To establish plain error, Jang must show (1) there is plain and obvious error (2) that affects his substantial rights. United States v. Coil, 442 F.3d 912, 916 (5th Cir.2006). An error is plain if it is clear or obvious. United States v. Duffaut, 314 F.3d 203, 209 (5th Cir.2002).

Jang cannot establish plain error. At his initial revocation hearing, Jang told the district court that he would rather be free in Korea than incarcerated in the United States. He also agreed to sign the documents necessary to effect his deportation. Based on these statements, the district court allowed Jang's supervised release to continue. Thus, while returning to Korea might not have been Jang's ideal choice, the record shows that he made the calculated and voluntary decision to cooperate in his return. In light of this evidence, the district court could reasonably conclude that Jang's statement to the consular that he had not signed his travel certificate voluntarily[1] and that he wished to pursue further appeals[2] "was designed to prevent *267 or hamper or [made] with the purpose of preventing or hampering" his departure. 8 U.S.C. § 1253(a)(1)(C).
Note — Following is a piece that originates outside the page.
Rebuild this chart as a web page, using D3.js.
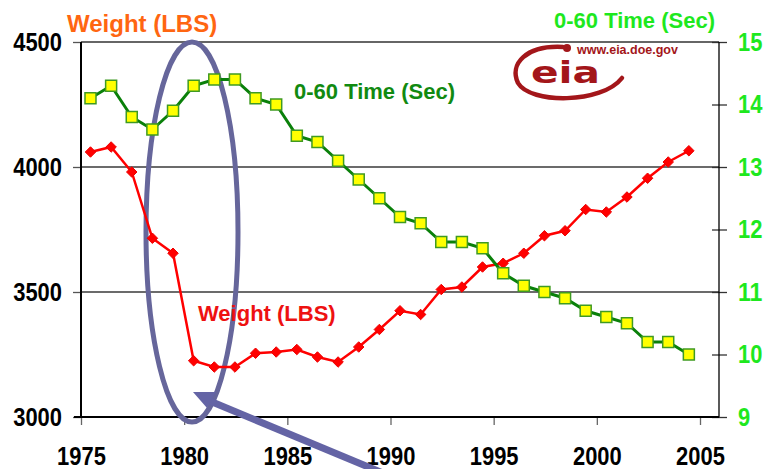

As such, the district court did not plainly err in finding that Jang violated the mandatory condition of his release.

III. CONCLUSION

For these reasons, the district court's judgment is AFFIRMED.

NOTES

[1] Jang contends that the district court did not explicitly find that he had lied to the Korean officials. However, the district court clearly found that Jang was "toying" with the court, INS "and everyone else." Thus, the court found that Jang was disingenuous in his conduct, including his answers to the Korean official. Jang did not request more specific findings from the court, and he has not shown plain error in the court's recitation of its findings.

[2] Jang has not articulated any appeal still available to him that would prevent his deportation, and his brief concedes that his immigration appeals have been exhausted.